### Challenge
Extract, in full, the lines below, beginning at the first and ending with the line that contains "YAxis, CartesianGrid, Legend". Pictures do not belong in the copy.

### Data to use
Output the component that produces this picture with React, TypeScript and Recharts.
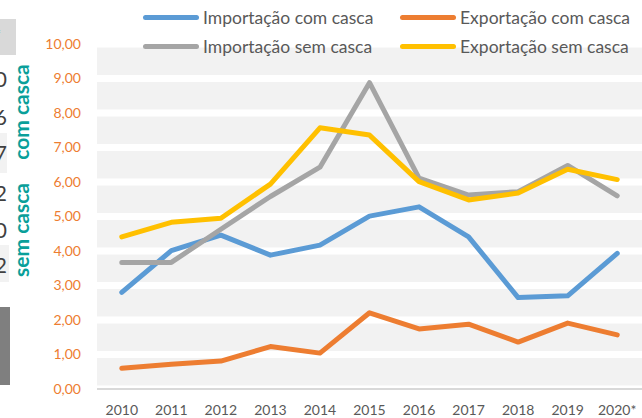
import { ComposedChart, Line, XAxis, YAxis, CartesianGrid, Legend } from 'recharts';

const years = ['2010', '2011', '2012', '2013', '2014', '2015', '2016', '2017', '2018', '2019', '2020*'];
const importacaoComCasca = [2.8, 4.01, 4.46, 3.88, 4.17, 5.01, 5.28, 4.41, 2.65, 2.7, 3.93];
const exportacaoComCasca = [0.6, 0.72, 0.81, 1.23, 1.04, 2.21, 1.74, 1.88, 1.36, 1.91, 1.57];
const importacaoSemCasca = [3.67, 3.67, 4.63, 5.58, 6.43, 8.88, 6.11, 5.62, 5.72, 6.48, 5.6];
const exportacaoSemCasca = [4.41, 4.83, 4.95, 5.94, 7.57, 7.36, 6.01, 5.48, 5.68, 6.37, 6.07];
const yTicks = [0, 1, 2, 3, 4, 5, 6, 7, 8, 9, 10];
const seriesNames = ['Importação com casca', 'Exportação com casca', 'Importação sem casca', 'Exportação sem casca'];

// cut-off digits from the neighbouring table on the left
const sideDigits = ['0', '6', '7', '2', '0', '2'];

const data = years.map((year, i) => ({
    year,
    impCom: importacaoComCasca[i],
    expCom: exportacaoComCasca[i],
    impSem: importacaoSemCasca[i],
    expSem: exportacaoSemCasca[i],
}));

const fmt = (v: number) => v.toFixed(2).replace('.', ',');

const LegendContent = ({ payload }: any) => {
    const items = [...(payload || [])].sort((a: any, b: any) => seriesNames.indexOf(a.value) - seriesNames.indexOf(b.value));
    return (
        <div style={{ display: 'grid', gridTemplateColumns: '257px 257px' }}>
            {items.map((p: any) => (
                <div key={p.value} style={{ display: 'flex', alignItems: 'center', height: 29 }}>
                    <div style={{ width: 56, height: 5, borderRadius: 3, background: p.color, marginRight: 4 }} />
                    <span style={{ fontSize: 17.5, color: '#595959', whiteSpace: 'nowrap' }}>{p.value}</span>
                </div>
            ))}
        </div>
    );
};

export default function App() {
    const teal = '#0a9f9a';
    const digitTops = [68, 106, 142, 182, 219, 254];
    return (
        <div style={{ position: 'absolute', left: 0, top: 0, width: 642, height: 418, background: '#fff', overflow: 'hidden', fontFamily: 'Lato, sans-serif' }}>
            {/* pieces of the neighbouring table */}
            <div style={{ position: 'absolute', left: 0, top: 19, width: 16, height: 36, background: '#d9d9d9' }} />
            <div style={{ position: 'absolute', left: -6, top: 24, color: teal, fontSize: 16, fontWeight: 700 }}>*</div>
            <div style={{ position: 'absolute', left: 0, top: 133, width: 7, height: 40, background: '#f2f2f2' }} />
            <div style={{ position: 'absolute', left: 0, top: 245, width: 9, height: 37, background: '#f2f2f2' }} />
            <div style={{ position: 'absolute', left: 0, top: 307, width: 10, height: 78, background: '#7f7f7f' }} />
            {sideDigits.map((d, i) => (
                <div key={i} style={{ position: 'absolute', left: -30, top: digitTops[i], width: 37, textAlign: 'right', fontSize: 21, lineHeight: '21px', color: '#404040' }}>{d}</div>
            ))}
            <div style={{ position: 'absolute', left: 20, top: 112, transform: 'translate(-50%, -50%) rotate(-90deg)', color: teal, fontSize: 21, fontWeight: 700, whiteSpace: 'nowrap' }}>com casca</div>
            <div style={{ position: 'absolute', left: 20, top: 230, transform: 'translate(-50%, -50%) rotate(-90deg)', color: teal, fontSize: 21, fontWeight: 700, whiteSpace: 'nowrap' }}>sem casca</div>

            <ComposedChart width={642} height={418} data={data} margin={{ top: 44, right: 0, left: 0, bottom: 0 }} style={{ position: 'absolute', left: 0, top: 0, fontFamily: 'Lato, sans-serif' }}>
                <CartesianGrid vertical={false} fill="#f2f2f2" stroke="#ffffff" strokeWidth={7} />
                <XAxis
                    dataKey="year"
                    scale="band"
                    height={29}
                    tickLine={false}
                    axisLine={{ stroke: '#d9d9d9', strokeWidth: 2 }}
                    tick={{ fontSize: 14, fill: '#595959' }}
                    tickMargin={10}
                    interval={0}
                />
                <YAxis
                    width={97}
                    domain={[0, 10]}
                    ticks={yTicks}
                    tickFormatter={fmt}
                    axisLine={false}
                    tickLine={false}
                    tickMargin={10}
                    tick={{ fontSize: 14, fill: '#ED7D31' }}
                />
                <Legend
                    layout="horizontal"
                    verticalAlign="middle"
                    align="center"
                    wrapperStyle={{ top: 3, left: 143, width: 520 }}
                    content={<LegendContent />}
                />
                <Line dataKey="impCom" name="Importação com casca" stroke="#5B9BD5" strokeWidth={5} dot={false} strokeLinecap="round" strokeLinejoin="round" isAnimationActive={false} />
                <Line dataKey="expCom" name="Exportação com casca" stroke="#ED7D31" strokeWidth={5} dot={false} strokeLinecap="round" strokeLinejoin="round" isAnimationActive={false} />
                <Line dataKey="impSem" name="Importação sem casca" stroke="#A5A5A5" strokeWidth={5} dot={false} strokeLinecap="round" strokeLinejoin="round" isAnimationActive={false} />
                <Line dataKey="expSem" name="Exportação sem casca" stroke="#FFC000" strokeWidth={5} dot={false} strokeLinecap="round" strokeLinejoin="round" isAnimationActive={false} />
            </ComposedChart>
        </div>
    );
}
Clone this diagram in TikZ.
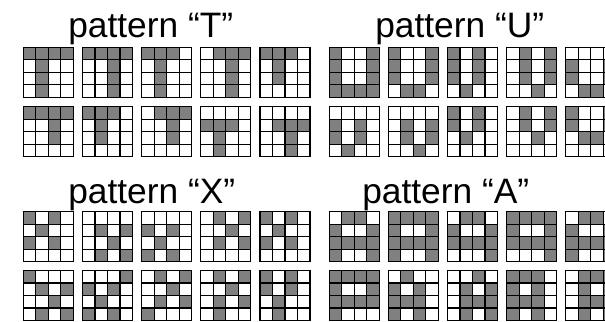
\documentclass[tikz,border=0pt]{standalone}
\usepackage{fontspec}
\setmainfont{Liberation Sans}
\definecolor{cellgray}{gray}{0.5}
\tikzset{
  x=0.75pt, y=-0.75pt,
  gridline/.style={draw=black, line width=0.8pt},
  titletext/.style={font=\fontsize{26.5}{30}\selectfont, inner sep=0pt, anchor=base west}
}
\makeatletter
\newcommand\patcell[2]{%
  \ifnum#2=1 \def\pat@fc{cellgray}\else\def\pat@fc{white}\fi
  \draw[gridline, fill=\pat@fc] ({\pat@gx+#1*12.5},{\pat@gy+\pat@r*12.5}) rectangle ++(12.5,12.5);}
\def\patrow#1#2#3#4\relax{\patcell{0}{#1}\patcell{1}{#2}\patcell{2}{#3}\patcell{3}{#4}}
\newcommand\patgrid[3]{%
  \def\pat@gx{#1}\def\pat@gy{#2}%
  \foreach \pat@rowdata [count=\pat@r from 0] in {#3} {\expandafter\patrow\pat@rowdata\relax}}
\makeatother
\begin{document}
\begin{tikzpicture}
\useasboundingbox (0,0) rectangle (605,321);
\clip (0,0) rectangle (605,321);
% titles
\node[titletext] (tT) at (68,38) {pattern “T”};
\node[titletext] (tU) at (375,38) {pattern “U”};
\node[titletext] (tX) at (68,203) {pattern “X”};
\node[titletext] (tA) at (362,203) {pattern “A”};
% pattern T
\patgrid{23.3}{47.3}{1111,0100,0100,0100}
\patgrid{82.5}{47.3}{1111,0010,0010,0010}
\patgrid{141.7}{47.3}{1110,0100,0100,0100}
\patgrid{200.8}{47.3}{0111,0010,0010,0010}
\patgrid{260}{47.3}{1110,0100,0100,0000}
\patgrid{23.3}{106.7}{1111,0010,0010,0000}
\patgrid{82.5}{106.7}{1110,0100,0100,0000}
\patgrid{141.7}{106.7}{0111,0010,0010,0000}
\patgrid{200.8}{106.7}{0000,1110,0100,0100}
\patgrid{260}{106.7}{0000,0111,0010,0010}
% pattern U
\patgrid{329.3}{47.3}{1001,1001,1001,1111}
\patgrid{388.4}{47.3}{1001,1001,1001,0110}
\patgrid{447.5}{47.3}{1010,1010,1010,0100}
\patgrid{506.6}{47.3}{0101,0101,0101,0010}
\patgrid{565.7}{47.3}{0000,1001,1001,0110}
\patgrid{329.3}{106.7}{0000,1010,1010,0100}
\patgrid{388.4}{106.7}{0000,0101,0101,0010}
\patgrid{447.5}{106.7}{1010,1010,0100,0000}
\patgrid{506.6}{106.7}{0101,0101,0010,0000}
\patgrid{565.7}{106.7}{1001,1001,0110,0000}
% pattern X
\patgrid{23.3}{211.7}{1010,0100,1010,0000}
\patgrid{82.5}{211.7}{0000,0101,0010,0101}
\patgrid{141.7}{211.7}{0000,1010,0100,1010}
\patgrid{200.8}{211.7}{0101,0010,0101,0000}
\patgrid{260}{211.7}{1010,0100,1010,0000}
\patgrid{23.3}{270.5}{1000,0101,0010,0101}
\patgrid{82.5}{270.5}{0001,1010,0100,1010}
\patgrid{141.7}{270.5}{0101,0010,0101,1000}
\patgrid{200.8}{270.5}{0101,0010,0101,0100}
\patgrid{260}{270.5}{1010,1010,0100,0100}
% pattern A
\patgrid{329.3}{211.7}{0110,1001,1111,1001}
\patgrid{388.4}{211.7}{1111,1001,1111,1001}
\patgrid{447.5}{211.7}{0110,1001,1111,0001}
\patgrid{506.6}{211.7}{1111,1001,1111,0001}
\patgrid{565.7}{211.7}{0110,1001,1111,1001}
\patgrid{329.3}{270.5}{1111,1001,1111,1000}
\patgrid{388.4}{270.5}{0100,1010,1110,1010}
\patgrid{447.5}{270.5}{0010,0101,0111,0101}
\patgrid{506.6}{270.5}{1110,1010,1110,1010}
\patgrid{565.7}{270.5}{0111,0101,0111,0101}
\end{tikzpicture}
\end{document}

### Exercise response
Output the component that produces this picture with React, TypeScript and Recharts.
import { ComposedChart, Line, XAxis, YAxis, CartesianGrid, Legend } from 'recharts';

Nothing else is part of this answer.